Dunia modern masih menghadapi tantangan berupa ketidakadilan, diskriminasi, kesenjangan ekonomi, dan krisis moral. Banyak praktik penindasan, baik dalam bentuk eksploitasi kapitalistik, diskriminasi rasial, maupun marginalisasi gender, yang mengingatkan pada realitas jahiliyah.
Dalam konteks ini, pesan universal Nabi Muhammad SAW tentang persamaan dan keadilan tetap relevan sebagai tawaran solusi. Ajaran tentang zakat, larangan riba, penghormatan terhadap hak-hak perempuan, serta prinsip musyawarah dapat dijadikan kerangka untuk membangun tatanan sosial yang lebih adil dan manusiawi di era kontemporer.
Islam menantang hegemoni elite Quraisy, menggugat praktik ekonomi eksploitatif, dan merombak paradigma gender yang timpang. Revolusi ini bukan tanpa risiko, karena Nabi dan para pengikutnya menghadapi berbagai bentuk persekusi, boikot, hingga ancaman nyawa. Namun, komitmen Nabi terhadap visi persamaan membuat perjuangan ini tidak dapat dihentikan.
Justru melalui penderitaan itu, pesan Islam semakin menemukan legitimasi moralnya. Transformasi sosial yang dibawa Nabi adalah sebuah proyek besar pembebasan manusia yang bersifat radikal sekaligus berkelanjutan, menolak kompromi terhadap penindasan, dan menegaskan martabat manusia sebagai ciptaan Tuhan.

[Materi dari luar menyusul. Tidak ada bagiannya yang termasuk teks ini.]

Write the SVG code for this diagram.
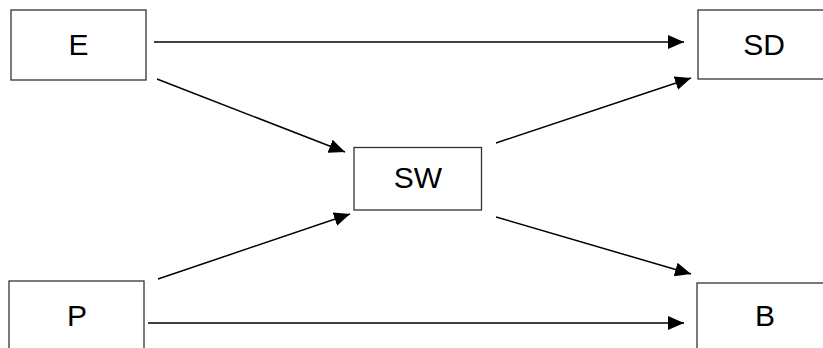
<svg xmlns="http://www.w3.org/2000/svg" width="823" height="348" viewBox="0 0 823 348">
<style>
.box{fill:#fff;stroke:#333;stroke-width:1.3}
.lbl{font-family:"Liberation Sans",Arial,sans-serif;font-size:30px;fill:#000;text-anchor:middle}
.edge{stroke:#000;stroke-width:1.5;fill:none;marker-end:url(#ah)}
</style>
<defs>
<marker id="ah" markerUnits="userSpaceOnUse" markerWidth="18" markerHeight="14" refX="16" refY="7" orient="auto">
<path d="M0,0 L16,7 L0,14 Z" fill="#000"/>
</marker>
</defs>
<rect width="823" height="348" fill="#fff"/>
<g id="connectors">
<line class="edge" x1="154" y1="42" x2="684" y2="42"/>
<line class="edge" x1="157" y1="79" x2="345" y2="152"/>
<line class="edge" x1="496" y1="143" x2="691" y2="78"/>
<line class="edge" x1="158" y1="279" x2="350" y2="214"/>
<line class="edge" x1="496" y1="217" x2="691" y2="274"/>
<line class="edge" x1="148" y1="323" x2="684" y2="323"/>
</g>
<g id="node-E">
<rect class="box" x="11" y="10" width="135" height="70"/>
<text class="lbl" x="78.5" y="55">E</text>
</g>
<g id="node-SD">
<rect class="box" x="698" y="10" width="130" height="69"/>
<text class="lbl" x="764" y="55">SD</text>
</g>
<g id="node-SW">
<rect class="box" x="354" y="147.5" width="127.5" height="62.5"/>
<text class="lbl" x="418" y="188">SW</text>
</g>
<g id="node-P">
<rect class="box" x="9" y="281" width="135" height="80"/>
<text class="lbl" x="77" y="326">P</text>
</g>
<g id="node-B">
<rect class="box" x="697" y="283" width="130" height="80"/>
<text class="lbl" x="765" y="326">B</text>
</g>
</svg>
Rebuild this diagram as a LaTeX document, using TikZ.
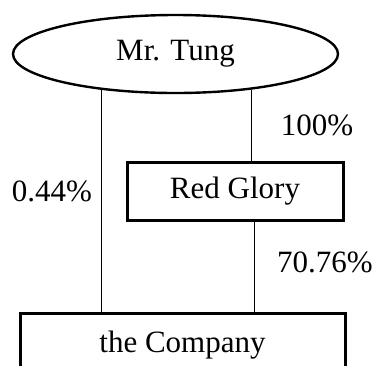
\documentclass[tikz,border=0pt]{standalone}
\usepackage{fontspec}
\setmainfont{Liberation Serif}
\usetikzlibrary{shapes.geometric}

\begin{document}
\begin{tikzpicture}[x=1pt, y=-1pt,
		every node/.style={font=\fontsize{31}{36}\selectfont},
		person/.style={ellipse, draw, line width=2.4pt, inner sep=0pt, minimum width=325, minimum height=78},
		firm/.style={rectangle, draw, line width=3pt, inner sep=0pt},
		link/.style={line width=1pt}]
		\clip (0, 0) rectangle (375, 365);
		\node [person] (tung) at (175.5, 54) {Mr. Tung};
		\node [firm, minimum width=216, minimum height=58] (red) at (235, 191) {Red Glory};
		\node [firm, minimum width=325, minimum height=64] (co) at (182.5, 345) {the Company};
		% holdings
		\draw [link] (tung.206.4) -- (tung.206.4 |- co.north);
		\draw [link] (tung.335.8) -- (tung.335.8 |- red.north);
		\draw [link] ([xshift=19pt]red.south) -- ([xshift=19pt]red.south |- co.north);
		\node (p100) at (317, 125) {100\%};
		\node (p044) at (52, 191) {0.44\%};
		\node (p7076) at (325, 262) {70.76\%};
	\end{tikzpicture}
\end{document}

Jika kita merenungkan secara mendalam, transformasi dari penindasan ke persamaan yang dibawa Nabi Muhammad SAW merupakan salah satu peristiwa paling monumental dalam sejarah peradaban manusia. Dari sebuah masyarakat yang terjebak dalam budaya jahiliyah, Nabi berhasil membentuk komunitas berkeadaban yang menempatkan keadilan, persamaan, dan toleransi sebagai prinsip utama. Warisan ini bukan sekadar untuk umat Islam, tetapi untuk seluruh umat manusia yang mendambakan kehidupan yang lebih adil dan bermartabat.

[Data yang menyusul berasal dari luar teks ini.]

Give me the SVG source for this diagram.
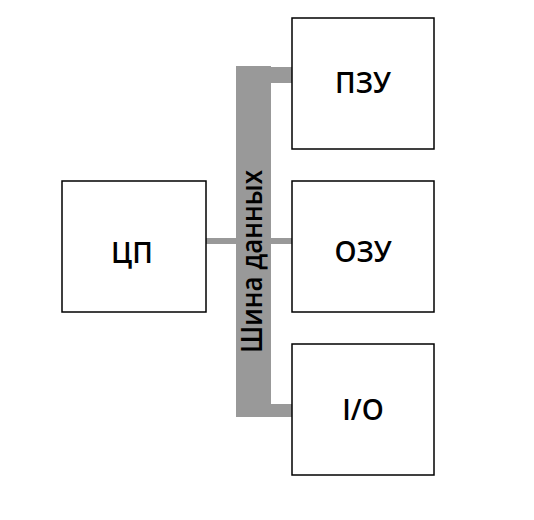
<svg xmlns="http://www.w3.org/2000/svg" width="534" height="520" viewBox="0 0 534 520">
<style>
.box{fill:#fff;stroke:#000;stroke-width:1.5}
.bus{fill:#999}
.lbl{font-family:"Open Sans","Noto Sans",sans-serif;font-size:28px;font-weight:600;fill:#000;text-anchor:middle}
</style>
<rect width="534" height="520" fill="#fff"/>
<g id="connectors">
<rect class="bus" x="236" y="66" width="35" height="351"/>
<rect class="bus" x="271" y="67" width="21" height="16"/>
<rect class="bus" x="271" y="404" width="21" height="13"/>
<rect class="bus" x="206" y="238" width="30" height="6"/>
<rect class="bus" x="271" y="238" width="21" height="6"/>
<text class="lbl" transform="translate(262,261.5) rotate(-90)" x="0" y="0" textLength="183" lengthAdjust="spacingAndGlyphs">Шина данных</text>
</g>
<g id="cpu">
<rect class="box" x="62" y="181" width="144" height="131"/>
<text class="lbl" x="132" y="263">ЦП</text>
</g>
<g id="rom">
<rect class="box" x="292" y="18" width="142" height="131"/>
<text class="lbl" x="363" y="93">ПЗУ</text>
</g>
<g id="ram">
<rect class="box" x="292" y="181" width="142" height="131"/>
<text class="lbl" x="363" y="262">ОЗУ</text>
</g>
<g id="io">
<rect class="box" x="292" y="344" width="142" height="131"/>
<text class="lbl" x="363" y="420">I/O</text>
</g>
</svg>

Dalam konteks global yang masih dipenuhi konflik, ketidakadilan, dan penindasan, pesan Nabi tetap menjadi cahaya yang menunjukkan arah transformasi. Dari penindasan menuju persamaan, dari kegelapan menuju cahaya, Nabi Muhammad SAW telah membuktikan bahwa perubahan sosial yang mendasar dapat dicapai jika berpijak pada nilai-nilai universal yang bersumber dari wahyu dan diwujudkan dalam praksis kehidupan nyata.